Low dose of aspirin reduces Alzheimer’s protein amyloid in mice
Posted on 2nd July 2018
JNeurosci: Aspirin induces Lysosomal biogenesis and attenuates Amyloid plaque pathology in a mouse model of Alzheimer’s disease via PPARα
Scientists in the US have found that a low dose of aspirin reduces the hallmark Alzheimer’s protein, amyloid, in the brains of mice with features of the disease. The findings are published today (Monday 2 July) in the scientific publication, JNeurosci.
Dr Sara Imarisio, Head of Research of Alzheimer’s Research UK, said:
“Aspirin is a commonly taken medicine for a number of health conditions, but there has been little research to examine potential benefits for Alzheimer’s disease. This early-stage research suggests aspirin may help improve how the brain removes amyloid, a protein known to build up in Alzheimer’s.
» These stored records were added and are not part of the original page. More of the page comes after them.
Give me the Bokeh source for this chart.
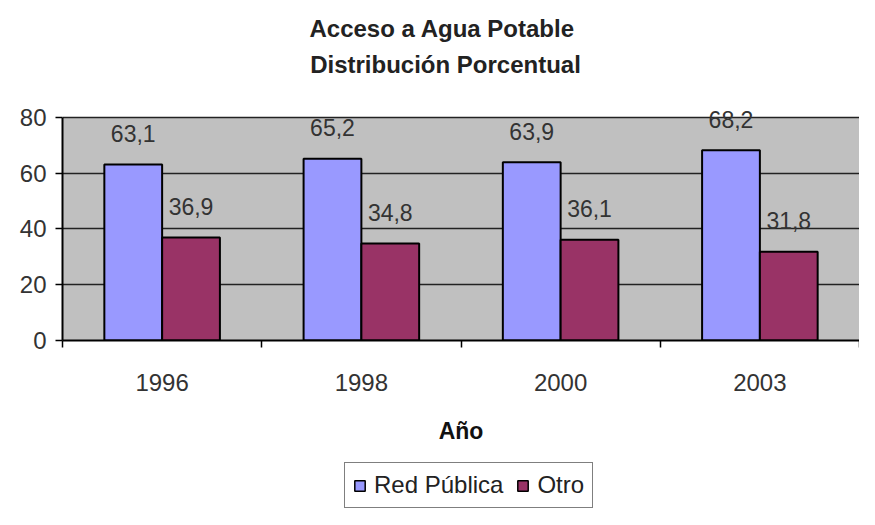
import numpy as np
from bokeh.plotting import figure
from bokeh.layouts import column
from bokeh.models import (Range1d, FixedTicker, Legend, LegendItem, Label,
                          BoxAnnotation, ColumnDataSource)
from bokeh.core.properties import value
from bokeh.embed import file_html
from bokeh.resources import INLINE

years = ["1996", "1998", "2000", "2003"]
red_publica = [63.1, 65.2, 63.9, 68.2]
otro = [36.9, 34.8, 36.1, 31.8]
y_ticks = [0, 20, 40, 60, 80]
series_names = ["Red Pública", "Otro"]
title_lines = ["Acceso  a Agua Potable", "Distribución Porcentual"]
x_title = "Año"

FONT = "Liberation Sans"
BLUE = "#9999FF"
MAROON = "#993366"
GRAY = "#C0C0C0"

pos = np.arange(len(years)) + 0.5
bar_w = 0.29
off = 0.145

src = ColumnDataSource(dict(
    x1=pos - off, x2=pos + off,
    red=red_publica, otro=otro,
    red_lbl=[f"{v:.1f}".replace(".", ",") for v in red_publica],
    otro_lbl=[f"{v:.1f}".replace(".", ",") for v in otro],
))

# ---------- title strip ----------
t = figure(width=859, height=88, output_backend="svg", toolbar_location=None,
           x_range=Range1d(0, 1), y_range=Range1d(0, 1), min_border=0,
           x_axis_type=None, y_axis_type=None)
t.grid.visible = False
t.outline_line_color = None
for txt, yy in zip(title_lines, [60, 24]):
    t.add_layout(Label(x=383, y=yy, x_units="screen", y_units="screen", text=txt,
                       text_align="center", text_baseline="middle",
                       text_font=FONT, text_font_size="24px",
                       text_font_style="bold", text_color="#222222"))

# ---------- main chart ----------
p = figure(width=859, height=371, output_backend="svg", toolbar_location=None,
           x_range=Range1d(0, len(years)), y_range=Range1d(0, 85),
           min_border_left=62, min_border_right=0, min_border_top=15,
           min_border_bottom=119)
p.background_fill_color = "white"
p.border_fill_color = "white"
p.outline_line_color = None

plot_bg = BoxAnnotation(bottom=0, top=max(y_ticks), fill_color=GRAY, fill_alpha=1,
                        line_color=None, level="image")
p.add_layout(plot_bg)

r1 = p.vbar(x="x1", top="red", width=bar_w, source=src, fill_color=BLUE,
            line_color="black", line_width=2)
r2 = p.vbar(x="x2", top="otro", width=bar_w, source=src, fill_color=MAROON,
            line_color="black", line_width=2)

p.text(x="x1", y="red", text="red_lbl", source=src, text_align="center",
       text_baseline="alphabetic", y_offset=-31, text_font=value(FONT),
       text_font_size="23px", text_color="#333333")
p.text(x="x2", y="otro", text="otro_lbl", source=src, text_align="center",
       text_baseline="alphabetic", y_offset=-31, text_font=value(FONT),
       text_font_size="23px", text_color="#333333")

p.xgrid.grid_line_color = None
p.ygrid.ticker = FixedTicker(ticks=y_ticks)
p.ygrid.grid_line_color = "#222222"
p.ygrid.grid_line_width = 1.5

p.yaxis.ticker = FixedTicker(ticks=y_ticks)
p.yaxis.bounds = (min(y_ticks), max(y_ticks))
p.yaxis.axis_line_color = "black"
p.yaxis.axis_line_width = 2
p.yaxis.major_tick_out = 7
p.yaxis.major_tick_in = 0
p.yaxis.major_tick_line_width = 1.5
p.yaxis.minor_tick_line_color = None
p.yaxis.major_label_text_font = FONT
p.yaxis.major_label_text_font_size = "24px"
p.yaxis.major_label_text_color = "#333333"
p.yaxis.major_label_standoff = 9

p.xaxis.ticker = FixedTicker(ticks=list(pos), minor_ticks=list(range(len(years) + 1)))
p.xaxis.major_label_overrides = {float(x): y for x, y in zip(pos, years)}
p.xaxis.axis_line_color = "black"
p.xaxis.axis_line_width = 2
p.xaxis.major_tick_out = 0
p.xaxis.major_tick_in = 0
p.xaxis.minor_tick_out = 7
p.xaxis.minor_tick_in = 0
p.xaxis.minor_tick_line_width = 1.5
p.xaxis.minor_tick_line_color = "black"
p.xaxis.major_label_text_font = FONT
p.xaxis.major_label_text_font_size = "24px"
p.xaxis.major_label_text_color = "#333333"
p.xaxis.major_label_standoff = 26
p.xaxis.axis_label = x_title
p.xaxis.axis_label_text_font = FONT
p.xaxis.axis_label_text_font_size = "23px"
p.xaxis.axis_label_text_font_style = "bold"
p.xaxis.axis_label_text_color = "#111111"
p.xaxis.axis_label_standoff = 24

# ---------- legend strip ----------
q = figure(width=859, height=50, output_backend="svg", toolbar_location=None,
           x_range=Range1d(0, len(years)), y_range=Range1d(1000, 1001),
           min_border=0, x_axis_type=None, y_axis_type=None)
q.grid.visible = False
q.outline_line_color = None
q.background_fill_color = "white"
l1 = q.vbar(x="x1", top="red", width=bar_w, source=src, fill_color=BLUE,
            line_color="black", line_width=1.5)
l2 = q.vbar(x="x2", top="otro", width=bar_w, source=src, fill_color=MAROON,
            line_color="black", line_width=1.5)
# plain white strip background over the (off-range) swatch renderers
q.add_layout(BoxAnnotation(fill_color="white", fill_alpha=1, line_color=None,
                           level="guide"))

legend = Legend(items=[LegendItem(label=series_names[0], renderers=[l1]),
                       LegendItem(label=series_names[1], renderers=[l2])],
                orientation="horizontal", location=(282, 1))
legend.label_text_font = FONT
legend.label_text_font_size = "24px"
legend.label_text_color = "#222222"
legend.glyph_width = 13
legend.glyph_height = 13
legend.label_standoff = 8
legend.spacing = 13
legend.padding = 8
legend.margin = 0
legend.border_line_color = "black"
legend.border_line_width = 1
legend.background_fill_color = "white"
q.add_layout(legend)

layout = column(t, p, q, spacing=0)
open("out.html", "w").write(file_html(layout, INLINE))
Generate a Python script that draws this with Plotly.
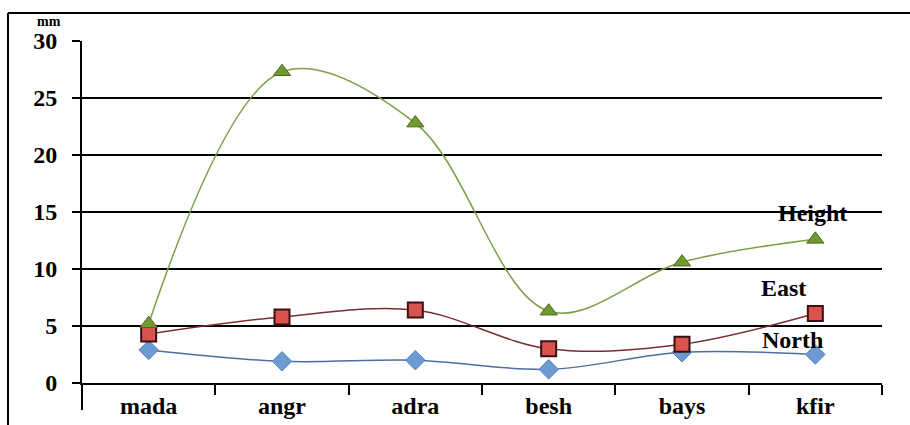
import plotly.graph_objects as go

categories = ["mada", "angr", "adra", "besh", "bays", "kfir"]
height_vals = [5.2, 27.3, 22.8, 6.3, 10.6, 12.6]
east_vals = [4.3, 5.8, 6.4, 3.0, 3.4, 6.1]
north_vals = [2.9, 1.9, 2.0, 1.2, 2.7, 2.5]
y_ticks = [0, 5, 10, 15, 20, 25, 30]

FONT = "Liberation Serif, Times New Roman, serif"

fig = go.Figure()
fig.add_trace(go.Scatter(
    x=categories, y=north_vals, name="North", mode="lines+markers",
    line=dict(color="#4A6FA0", width=1.5, shape="spline", smoothing=1),
    marker=dict(symbol="diamond", size=15, color="#6B9BD2",
                line=dict(color="#5A85B8", width=1))))
fig.add_trace(go.Scatter(
    x=categories, y=east_vals, name="East", mode="lines+markers",
    line=dict(color="#7A2E2E", width=1.5, shape="spline", smoothing=1),
    marker=dict(symbol="square", size=15, color="#D9534F",
                line=dict(color="#3A1010", width=2))))
fig.add_trace(go.Scatter(
    x=categories, y=height_vals, name="Height", mode="lines+markers",
    line=dict(color="#7BA048", width=1.5, shape="spline", smoothing=1),
    marker=dict(symbol="triangle-up", size=15, color="#6E9A2E",
                line=dict(color="#4F6228", width=1))))

fig.update_layout(
    width=910, height=425,
    margin=dict(l=82, r=28, t=41, b=42),
    paper_bgcolor="white", plot_bgcolor="white",
    showlegend=False,
    font=dict(family=FONT, color="black"),
    xaxis=dict(
        type="category", range=[-0.5, 5.5], tickson="boundaries",
        ticks="outside", ticklen=10, tickwidth=2, tickcolor="black",
        showline=True, linecolor="black", linewidth=2,
        showgrid=False, zeroline=False, automargin=False,
        tickfont=dict(family=FONT, size=24, color="black", weight="bold"),
    ),
    yaxis=dict(
        range=[0, 30], tickvals=y_ticks,
        ticks="outside", ticklen=8, tickwidth=2, tickcolor="black",
        showline=True, linecolor="black", linewidth=2,
        showgrid=True, gridcolor="black", gridwidth=2,
        zeroline=False, ticklabelstandoff=10, automargin=False,
        tickfont=dict(family=FONT, size=24, color="black", weight="bold"),
    ),
    shapes=[
        dict(type="line", xref="paper", yref="paper", x0=0, x1=0, y0=0, y1=-0.079,
             line=dict(color="black", width=2)),
        dict(type="line", xref="paper", yref="paper", x0=-0.0925, x1=-0.0925, y0=1.0819, y1=-0.2,
             line=dict(color="black", width=2)),
        dict(type="line", xref="paper", yref="paper", x0=-0.0925, x1=1.1, y0=1.0819, y1=1.0819,
             line=dict(color="black", width=2)),
    ],
    annotations=[
        dict(text="mm", xref="paper", yref="paper", x=(49 - 82) / 800, y=1 + (41 - 21) / 342,
             xanchor="center", yanchor="middle",
             showarrow=False, font=dict(family=FONT, size=14, weight="bold")),
        dict(text="Height", xref="paper", yref="y", x=(812 - 82) / 800, y=(383 - 213) / 11.4,
             xanchor="center", yanchor="middle",
             showarrow=False, font=dict(family=FONT, size=24, weight="bold")),
        dict(text="East", xref="paper", yref="y", x=(783 - 82) / 800, y=(383 - 288) / 11.4,
             xanchor="center", yanchor="middle",
             showarrow=False, font=dict(family=FONT, size=24, weight="bold")),
        dict(text="North", xref="paper", yref="y", x=(792 - 82) / 800, y=(383 - 340) / 11.4,
             xanchor="center", yanchor="middle",
             showarrow=False, font=dict(family=FONT, size=24, weight="bold")),
    ],
)

fig.write_html("out.html")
The study reveals important insights into the mechanisms through which aspirin may impact brain health, however this is a small study in mice so it’s too early to draw conclusions about whether aspirin could be used to treat Alzheimer’s in people.
“Ultimately the only way to see whether aspirin could help treat Alzheimer’s disease is through large-scale, well-controlled clinical trials in people. Alzheimer’s Research UK is currently funding a study at the University of Oxford examining the effect of aspirin on memory and thinking in people at higher risk of dementia. In this study, aspirin is being investigated for its potential to reduce the risk of developing dementia, which could have a significant impact on healthy ageing.”